To a certain extent, this is understandable. The NSA may not trust Verizon's judgment on who a foreign national is. And the nature of a more specific request may reveal classified information -- e.g. if the NSA asked for "all calls to Libya" just prior to the bombing campaign, that may have revealed something was up.

That's not to say any of this is justified, or that the attempts to filter out domestic information are effective. Apparently, you have to be 49% foreign or less to be filtered out, whatever that means (http://www.theatlantic.com/technology/archive/2013/06/bombsh...).

But it's the explanation I would give if I were him.


I hear the argument, but I'm just worried about this: what happens in the future if a future politician can change the definition of "terrorist" to include "hacker" or "dissident" or "activist"?


I know this is reductio at hitlerum, but about 70 years ago, you had to be 49% foreign or less not to be filtered out...


The standards were actually stricter.


There's two things here: a lie by omission if they are receiving the data via other agencies; and he's also saying that every other agency is spying on the American people. Someone might want to look into that last part, because I'm fine for taking the flashlight off of the NSA if every other agency is participating in this activity.

Sen. Feinstein, are you there?


The "everybody does it" defense? OMG.


Keith Alexander, NSA Chief, once blamed his late arrival at a Washington event to a DDoS (distributed denial of service) hacking attack on city street lights.... Wow.


That was a joke, as the article points out. As in, all the lights happened to be timed such that he was denied from moving.


more like a "serial denial of service"

but who's counting among friends, huh?


Got a source? That sounds so incredible I almost want it to be true.



thats just good marketing / social engineering :]

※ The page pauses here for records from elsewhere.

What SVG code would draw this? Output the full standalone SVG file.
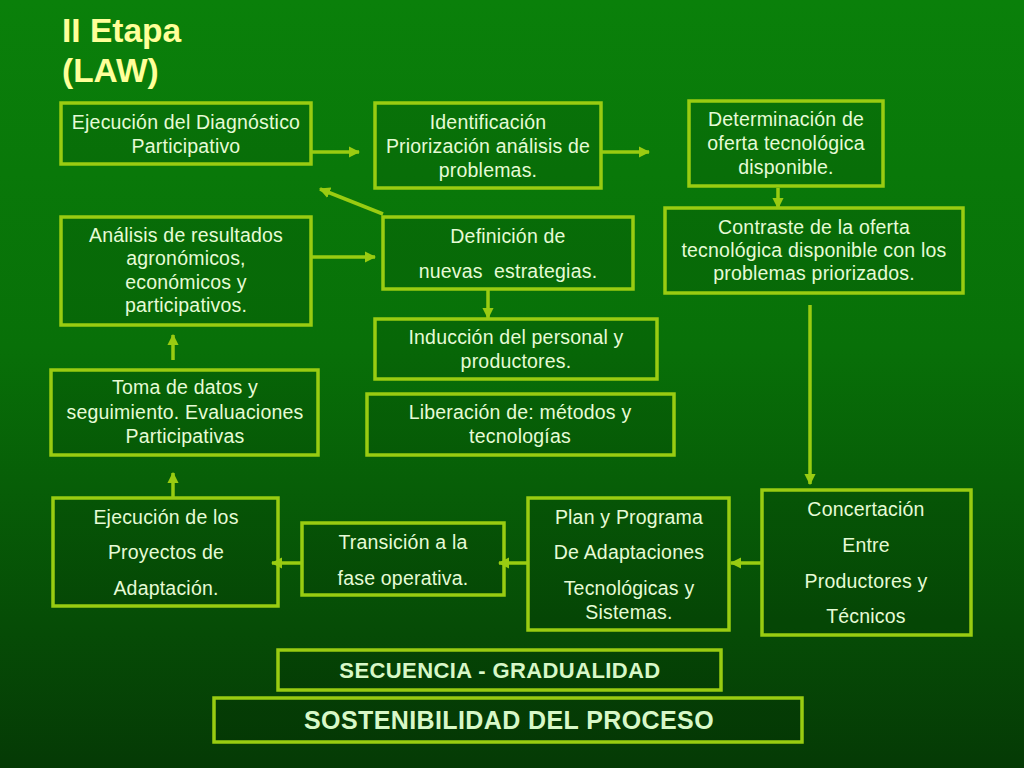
<svg xmlns="http://www.w3.org/2000/svg" width="1024" height="768" viewBox="0 0 1024 768">
<defs>
<linearGradient id="bg" x1="0" y1="0" x2="0" y2="1">
<stop offset="0" stop-color="#0a800a"/>
<stop offset="0.45" stop-color="#087008"/>
<stop offset="1" stop-color="#053a05"/>
</linearGradient>
<marker id="ah" viewBox="0 0 10 10" refX="9" refY="5" markerWidth="3.2" markerHeight="3.2" orient="auto" markerUnits="strokeWidth">
<path d="M0,0 L10,5 L0,10 z" fill="#99cc11"/>
</marker>
</defs>
<style>
.box{fill:#000;fill-opacity:0.08;stroke:#99cc11;stroke-width:3.5}
.t{font-family:"Liberation Sans",Arial,sans-serif;font-size:19.5px;letter-spacing:0.2px;fill:#e6fbd6;text-anchor:middle;dominant-baseline:central}
.b{font-family:"Liberation Sans",Arial,sans-serif;font-weight:bold;fill:#d8f8c8;text-anchor:middle;dominant-baseline:central}
.title{font-family:"Liberation Sans",Arial,sans-serif;font-weight:bold;font-size:33.5px;fill:#ffff99}
.c{stroke:#99cc11;stroke-width:3.5;fill:none;marker-end:url(#ah)}
</style>
<rect width="1024" height="768" fill="url(#bg)"/>
<text class="title" x="62" y="42">II Etapa</text>
<text class="title" x="62" y="82">(LAW)</text>

<g id="n1"><rect class="box" x="61" y="103" width="250" height="61"/>
<text class="t" x="186" y="122">Ejecución del Diagnóstico</text>
<text class="t" x="186" y="146">Participativo</text></g>

<g id="n2"><rect class="box" x="375" y="103" width="226" height="85"/>
<text class="t" x="488" y="122">Identificación</text>
<text class="t" x="488" y="146">Priorización análisis de</text>
<text class="t" x="488" y="170">problemas.</text></g>

<g id="n3"><rect class="box" x="689" y="101" width="194" height="85"/>
<text class="t" x="786" y="119">Determinación de</text>
<text class="t" x="786" y="143">oferta tecnológica</text>
<text class="t" x="786" y="167">disponible.</text></g>

<g id="n4"><rect class="box" x="665" y="208" width="298" height="85"/>
<text class="t" x="814" y="227">Contraste de la oferta</text>
<text class="t" x="814" y="250">tecnológica disponible con los</text>
<text class="t" x="814" y="273">problemas priorizados.</text></g>

<g id="n5"><rect class="box" x="762" y="490" width="209" height="145"/>
<text class="t" x="866" y="509">Concertación</text>
<text class="t" x="866" y="545">Entre</text>
<text class="t" x="866" y="581">Productores y</text>
<text class="t" x="866" y="616">Técnicos</text></g>

<g id="n6"><rect class="box" x="528" y="498" width="201" height="132"/>
<text class="t" x="629" y="517">Plan y Programa</text>
<text class="t" x="629" y="552">De Adaptaciones</text>
<text class="t" x="629" y="588">Tecnológicas y</text>
<text class="t" x="629" y="612">Sistemas.</text></g>

<g id="n7"><rect class="box" x="302" y="523" width="202" height="72"/>
<text class="t" x="403" y="542">Transición a la</text>
<text class="t" x="403" y="578">fase operativa.</text></g>

<g id="n8"><rect class="box" x="53" y="498" width="225" height="108"/>
<text class="t" x="166" y="517">Ejecución de los</text>
<text class="t" x="166" y="552">Proyectos de</text>
<text class="t" x="166" y="588">Adaptación.</text></g>

<g id="n9"><rect class="box" x="51" y="370" width="267" height="85"/>
<text class="t" x="185" y="387">Toma de datos y</text>
<text class="t" x="185" y="412">seguimiento. Evaluaciones</text>
<text class="t" x="185" y="436">Participativas</text></g>

<g id="n10"><rect class="box" x="61" y="217" width="250" height="108"/>
<text class="t" x="186" y="235">Análisis de resultados</text>
<text class="t" x="186" y="258">agronómicos,</text>
<text class="t" x="186" y="282">económicos y</text>
<text class="t" x="186" y="305">participativos.</text></g>

<g id="n11"><rect class="box" x="383" y="217" width="250" height="72"/>
<text class="t" x="508" y="236">Definición de</text>
<text class="t" x="508" y="271" xml:space="preserve">nuevas  estrategias.</text></g>

<g id="n12"><rect class="box" x="375" y="319" width="282" height="60"/>
<text class="t" x="516" y="337">Inducción del personal y</text>
<text class="t" x="516" y="361">productores.</text></g>

<g id="n13"><rect class="box" x="367" y="394" width="307" height="61"/>
<text class="t" x="520" y="412">Liberación de: métodos y</text>
<text class="t" x="520" y="436">tecnologías</text></g>

<g id="n14"><rect class="box" x="278" y="650" width="443" height="40"/>
<text class="b" x="500" y="670" font-size="22" letter-spacing="0.4">SECUENCIA - GRADUALIDAD</text></g>

<g id="n15"><rect class="box" x="214" y="698" width="588" height="44"/>
<text class="b" x="509" y="720" font-size="25" letter-spacing="0.4">SOSTENIBILIDAD DEL PROCESO</text></g>

<g id="connectors">
<line class="c" x1="312" y1="152" x2="359" y2="152"/>
<line class="c" x1="602" y1="152" x2="649" y2="152"/>
<line class="c" x1="778" y1="188" x2="778" y2="208"/>
<line class="c" x1="810" y1="305" x2="810" y2="484"/>
<line class="c" x1="761" y1="563" x2="731" y2="563"/>
<line class="c" x1="527" y1="563" x2="499" y2="563"/>
<line class="c" x1="301" y1="563" x2="272" y2="563"/>
<line class="c" x1="173" y1="497" x2="173" y2="473"/>
<line class="c" x1="173" y1="360" x2="173" y2="335"/>
<line class="c" x1="312" y1="257" x2="375" y2="257"/>
<line class="c" x1="383" y1="214" x2="320" y2="189"/>
<line class="c" x1="488" y1="290" x2="488" y2="318"/>
</g>
</svg>
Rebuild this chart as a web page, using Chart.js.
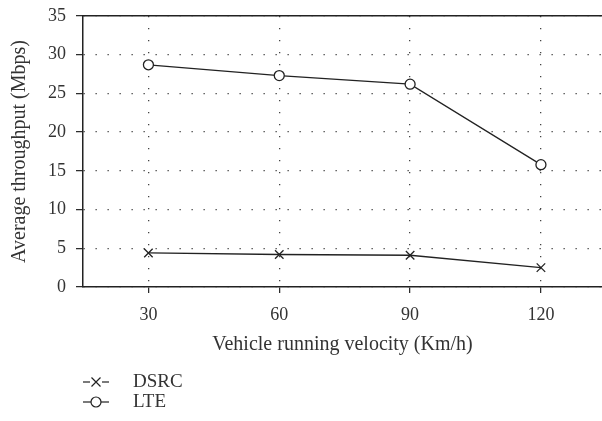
<!DOCTYPE html>
<html>
<head>
<meta charset="utf-8">
<script src="https://cdn.jsdelivr.net/npm/chart.js@4.4.1/dist/chart.umd.min.js"></script>
<style>
  html, body { margin: 0; padding: 0; background: #fff; }
  #wrap { width: 602px; height: 421px; }
</style>
</head>
<body>
<div id="wrap"><canvas id="lineChart"></canvas></div>
<script>
const velocity = [30, 60, 90, 120];
const dsrc = [4.4, 4.2, 4.1, 2.5];
const lte = [28.7, 27.3, 26.2, 15.8];
const xTicks = [30, 60, 90, 120];

const ink = '#222';
const serif = "'Liberation Serif', 'DejaVu Serif', serif";

const toPoints = (ys) => ys.map((y, i) => ({ x: velocity[i], y: y }));

// legend below the axis title: short line with the marker in the middle
const bottomLegend = {
    id: 'bottomLegend',
    afterDraw(chart) {
        const c = chart.ctx;
        const left = chart.chartArea.left;
        const rows = [
            { label: 'DSRC', y: 382 },
            { label: 'LTE', y: 402 }
        ];
        c.save();
        chart.data.datasets.forEach((ds, i) => {
            const y = rows[i].y;
            c.strokeStyle = ink;
            c.lineWidth = 1.2;
            c.beginPath();
            c.moveTo(left, y);
            c.lineTo(left + 26, y);
            c.stroke();
            const mx = left + 13;
            if (ds.pointStyle === 'circle') {
                c.fillStyle = '#fff';
                c.beginPath();
                c.arc(mx, y, 5, 0, Math.PI * 2);
                c.fill();
                c.stroke();
            } else {
                c.fillStyle = '#fff';
                c.fillRect(mx - 6, y - 5, 12, 10);
                c.beginPath();
                c.moveTo(mx - 4.5, y - 4.5); c.lineTo(mx + 4.5, y + 4.5);
                c.moveTo(mx + 4.5, y - 4.5); c.lineTo(mx - 4.5, y + 4.5);
                c.stroke();
            }
            c.fillStyle = '#333';
            c.font = '19px ' + serif;
            c.textBaseline = 'middle';
            c.fillText(rows[i].label, left + 50, y);
        });
        c.restore();
    }
};

new Chart(document.getElementById('lineChart'), {
    type: 'line',
    data: {
        datasets: [{
            label: 'DSRC',
            data: toPoints(dsrc),
            borderColor: ink,
            borderWidth: 1.3,
            pointStyle: 'crossRot',
            pointRadius: 6,
            pointBorderWidth: 1.3,
            pointBorderColor: ink,
            pointBackgroundColor: '#fff',
            tension: 0
        }, {
            label: 'LTE',
            data: toPoints(lte),
            borderColor: ink,
            borderWidth: 1.3,
            pointStyle: 'circle',
            pointRadius: 5,
            pointBorderWidth: 1.3,
            pointBorderColor: ink,
            pointBackgroundColor: '#fff',
            tension: 0
        }]
    },
    options: {
        responsive: true,
        maintainAspectRatio: false,
        animation: false,
        layout: { autoPadding: false, padding: { top: 16, right: 0, bottom: 0, left: 0 } },
        plugins: {
            legend: { display: false },
            tooltip: { enabled: false }
        },
        scales: {
            x: {
                type: 'linear',
                position: 'bottom',
                min: 15,
                max: 134,
                afterBuildTicks: (s) => { s.ticks = xTicks.map(v => ({ value: v })); },
                afterFit: (s) => { s.height = 134; s.paddingLeft = 0; s.paddingRight = 0; },
                grid: {
                    color: '#444',
                    lineWidth: 1.3,
                    tickLength: 6,
                    tickColor: ink,
                    tickWidth: 1.2,
                    tickBorderDash: []
                },
                border: { display: true, color: ink, width: 1.5, dash: [1.3, 10.7] },
                ticks: {
                    color: '#333',
                    font: { family: serif, size: 18 },
                    padding: 11,
                    maxRotation: 0
                },
                title: {
                    display: true,
                    text: 'Vehicle running velocity (Km/h)',
                    color: '#333',
                    font: { family: serif, size: 20 },
                    padding: { top: 0, bottom: 64 }
                }
            },
            xTop: {
                type: 'linear',
                position: 'top',
                min: 15,
                max: 134,
                afterFit: (s) => { s.height = 0; s.paddingLeft = 0; s.paddingRight = 0; },
                ticks: { display: false },
                grid: { drawOnChartArea: false, drawTicks: false },
                border: { display: true, color: ink, width: 1.5 }
            },
            y: {
                min: 0,
                max: 35,
                afterFit: (s) => { s.width = 83; s.paddingTop = 0; s.paddingBottom = 0; },
                grid: {
                    color: '#444',
                    lineWidth: 1.3,
                    tickLength: 7,
                    tickColor: ink,
                    tickWidth: 1.2,
                    tickBorderDash: []
                },
                border: { display: true, color: ink, width: 1.5, dash: [1.3, 10.7] },
                ticks: {
                    stepSize: 5,
                    color: '#333',
                    font: { family: serif, size: 18 },
                    padding: 10
                },
                title: {
                    display: true,
                    text: 'Average throughput (Mbps)',
                    color: '#333',
                    font: { family: serif, size: 20 },
                    padding: { top: 8, bottom: 0 }
                }
            }
        }
    },
    plugins: [bottomLegend]
});
</script>
</body>
</html>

Hmmm. What's a juicier target than Apple, Google, Micrsoft? And they've all been compromised by Chinese hackers before.

I wonder how well they background check all the people working on their new data facility in Utah.


WAR IS PEACE. FREEDOM IS SLAVERY. IGNORANCE IS STRENGTH.


Ham-handed references are the text equivalent to meme images.


It's the wrong "meme", too, at least I don't see the doublespeak. I'm calling Big Lie instead.


Of course its doublespeak. Knowingly stating the exact opposite of what is true as fact. The only way it would be more obviously doublespeak is to say "Spying is privacy".


> doublespeak. Knowingly stating the exact opposite of what is true as fact

I don't think so. http://en.wikipedia.org/wiki/Doublespeak

> The only way it would be more obviously doublespeak is to say "Spying is privacy".

That's where it would begin to be doublespeak, at least as far as I understand it.

Regardless of wether it's doublespeak, it surely is a Big Lie: Nobody spies more on American citizens than American intelligence agencies. Let's just assume that as fact. Now,

http://en.wikipedia.org/wiki/Big_Lie : "a lie so "colossal" that no one would believe that someone "could have the impudence to distort the truth so infamously."

To say "We’re the only ones not spying on the American people" when nobody else does it more, that's oh so very clearly a Big Lie to me.


When Winston Smith finds Goldstein's book, in that is written the principles of doublethink (The term doublespeak is not actually used in the book). The famous lines "Ignorance is Strength" etc. But the Ministry of Truth does not broadcast these to the people. The Ministry of Peace does not broadcast "War is peace". It broadcasts "We have always been at war with Eastasia." A big lie.

My point is it doesn't have to be the principles of doublespeak as outlined in Goldstein's book to be doublespeak. The Ministries application of the principles of doublespeak appear to the populace as a big lie.

"But it means also the ability to BELIEVE that black is white, and more, to KNOW that black is white, and to forget that one has ever believed the contrary. This demands a continuous alteration of the past, made possible by the system of thought which really embraces all the rest, and which is known in Newspeak as DOUBLETHINK." -- George Orwell


CAPS LOCK is OBNOXIOUS


It appears in caps in the original book. So it's excusable here as it's a contextual quote.


I guess you're right. Still seems out of place here.